An important byproduct is the identification of musical “neighbors.” As the Last.fm community grows to over 15 million active users, it also promotes itself as a social networking site, like MySpace. You can see and contact others whose musical tastes correspond significantly with your own.
“This is community-driven,” Mr. Stiksel said. “Interest in new music flags when you don’t have an infrastructure of informers around you.”
The most ambitious free service is Slacker, unveiled this month. The ad-driven beta program at www.slacker.com resembles Pandora. But when the full-fledged release becomes available in early summer, Slacker will have several components. Slacker was founded by former chief executives of Musicmatch and Rio, so it is only fitting that Slacker will offer a free software player, like the once-popular Musicmatch Jukebox, and sell a portable iPod-like device, like those Rio made.
One twist is that, like Last.fm, the Slacker jukebox will enhance the radio stream by paying attention to the songs you choose. (D.J.’s will aid in programming as well.) Another twist is that, in addition to MP3s, the portable player will carry personalized radio streams that will be automatically freshened. For $7.50 a month, users get access to more features, but even if you do not pay, you will be able to buy the portable device and have access to free — though ad-rich — radio streams.
Most radically, sometime this year Slacker says it will introduce a satellite receiver dock for the portable player. The Slacker team plans to blast individual song files to listeners from a satellite several times an hour. As each song is sent, the player itself will determine whether the song is a good fit for its particular user. If so, it will be saved. If not, it will be rejected.
Because of the controversy over royalty rates, and because of its unique portable properties, Slacker made its own licensing deals directly with the four major music groups plus several hundred independent labels. Last.fm recently announced content deals with the Warner Music Group and EMI for tracks on its new, ad-free $3-a-month premium radio service.
The royalty issue is explicitly why services like Soundflavor, Goombah and Mog don’t offer true streaming radio. Soundflavor DJ, a free player available at www.soundflavor.com, uses a collaborative filtering technique, but instead of streaming new songs, it lets you cue up songs on iTunes or Windows Media Player, then takes over D.J. responsibility, matching your initial choices with other tracks from your own collection. It is especially effective if you have a library with thousands of tracks. After every few songs, Soundflavor offers you a free track download from an independent artist, or the opportunity to buy a song that its filter suggests you might like.
Goombah (www.goombah.com), another new service, asks you to download software that analyzes your entire music library. You can, however, select artists or albums that you do not want included in this evaluation. After the analysis, Goombah offers free track downloads and connects you to music fans with similar tastes.
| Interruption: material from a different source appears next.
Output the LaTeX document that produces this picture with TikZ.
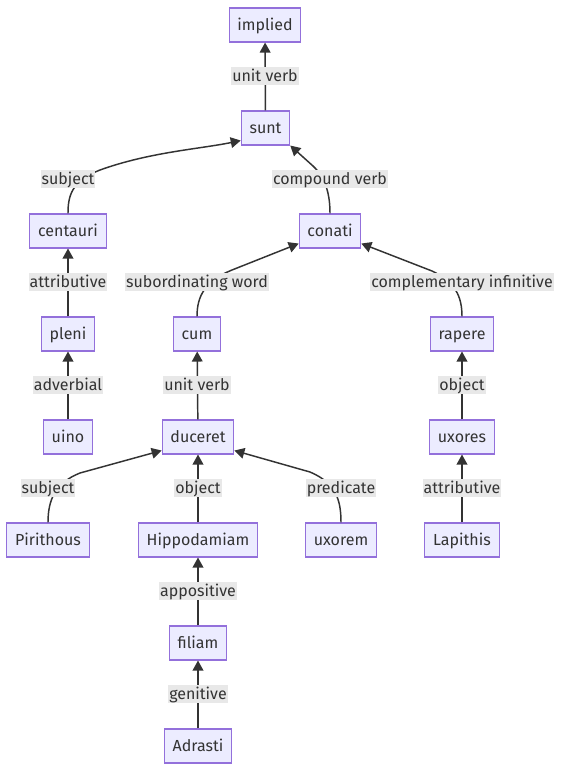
\documentclass[tikz,border=0pt]{standalone}
\usepackage{fontspec}
\setmainfont{Fira Sans}
\usetikzlibrary{arrows.meta,calc}
\definecolor{nfill}{HTML}{ECECFF}
\definecolor{ndraw}{HTML}{9370DB}
\definecolor{lfill}{HTML}{E8E8E8}
\definecolor{tcol}{HTML}{333333}
\tikzset{
  box/.style={draw=ndraw, fill=nfill, line width=0.8pt, minimum height=25.5pt, inner xsep=6.2pt, inner ysep=0pt, text height=10.5pt, text depth=2pt, text=tcol, font=\fontsize{12}{14}\selectfont},
  lab/.style={fill=lfill, inner xsep=0.6pt, inner ysep=0pt, minimum height=14pt, text height=10.5pt, text depth=2pt, text=tcol, font=\fontsize{12}{14}\selectfont},
  arr/.style={draw=tcol, line width=1.1pt, -{Triangle[length=7.5pt,width=8pt]}},
}
\begin{document}
\begin{tikzpicture}[x=0.75pt,y=-0.75pt]
\useasboundingbox[fill=white] (0,0) rectangle (561,771);
% nodes
\node[box] (imp) at (265,25) {implied};
\node[box] (sunt) at (265.5,128) {sunt};
\node[box] (cen) at (68,231) {centauri};
\node[box] (con) at (330,231) {conati};
\node[box] (ple) at (68,334) {pleni};
\node[box] (cum) at (197,334) {cum};
\node[box] (rap) at (462,334) {rapere};
\node[box] (uin) at (68,437) {uino};
\node[box] (duc) at (198,437) {duceret};
\node[box] (uxs) at (462,437) {uxores};
\node[box] (pir) at (48,540) {Pirithous};
\node[box] (hip) at (198,540) {Hippodamiam};
\node[box] (uxm) at (341,540) {uxorem};
\node[box] (lap) at (462,540) {Lapithis};
\node[box] (fil) at (198,643) {filiam};
\node[box] (adr) at (198,746) {Adrasti};
% edges
\draw[arr] (sunt) -- (imp);
\draw[arr] (cen.north) .. controls (68,195) and (72,181) .. (100,170) .. controls (150,152) and (200,149) .. ($(sunt.south west)+(0,-5)$);
\draw[arr] (con.north) .. controls (330,195) and (326,178) .. (313,166) -- (sunt.south east);
\draw[arr] (ple) -- (cen);
\draw[arr] (cum.north) .. controls (197,296) and (205,281) .. (232,270) -- ($(con.south west)+(0,-5)$);
\draw[arr] (rap.north) .. controls (462,296) and (455,282) .. (432,271) -- ($(con.south east)+(0,-5)$);
\draw[arr] (uin) -- (ple);
\draw[arr] (duc) -- (cum);
\draw[arr] (uxs) -- (rap);
\draw[arr] (pir.north) .. controls (48,500) and (55,483) .. (80,473) -- ($(duc.south west)+(0,-4)$);
\draw[arr] (hip) -- (duc);
\draw[arr] (uxm.north) .. controls (341,500) and (336,483) .. (310,472) -- ($(duc.south east)+(0,-4)$);
\draw[arr] (lap) -- (uxs);
\draw[arr] (fil) -- (hip);
\draw[arr] (adr) -- (fil);
% labels
\node[lab] (l1) at (265,76) {unit verb};
\node[lab] (l2) at (68,179) {subject};
\node[lab] (l3) at (330,179) {compound verb};
\node[lab] (l4) at (68,282) {attributive};
\node[lab] (l5) at (197,282) {subordinating word};
\node[lab] (l6) at (462,282) {complementary infinitive};
\node[lab] (l7) at (68,385) {adverbial};
\node[lab] (l8) at (197,385) {unit verb};
\node[lab] (l9) at (462,385) {object};
\node[lab] (l10) at (48,488) {subject};
\node[lab] (l11) at (198,488) {object};
\node[lab] (l12) at (341,488) {predicate};
\node[lab] (l13) at (462,488) {attributive};
\node[lab] (l14) at (198,591) {appositive};
\node[lab] (l15) at (198,694) {genitive};
\end{tikzpicture}
\end{document}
Mog (www.mog.com) is a bustling new online community of music fans. Like Goombah, it uses software to examine your whole library, but it gives you the opportunity to prioritize songs played recently. The result is not streaming radio, but a music blog (hence “mog”) scene where people with overlapping musical tastes talk about concerts, post MP3s and share videos.
Mog’s most inspired development starts today. It is Mog TV, a personalized stream of YouTube music video posts. Mog says there are 400,000 videos there now, plenty to personalize for all tastes.
“Imagine if YouTube knew what songs were in your music collection,” said Mog’s chief executive, David Hyman. “It’s the ultimate mash-up.”
As for artist royalties, that currently appears to be YouTube’s problem.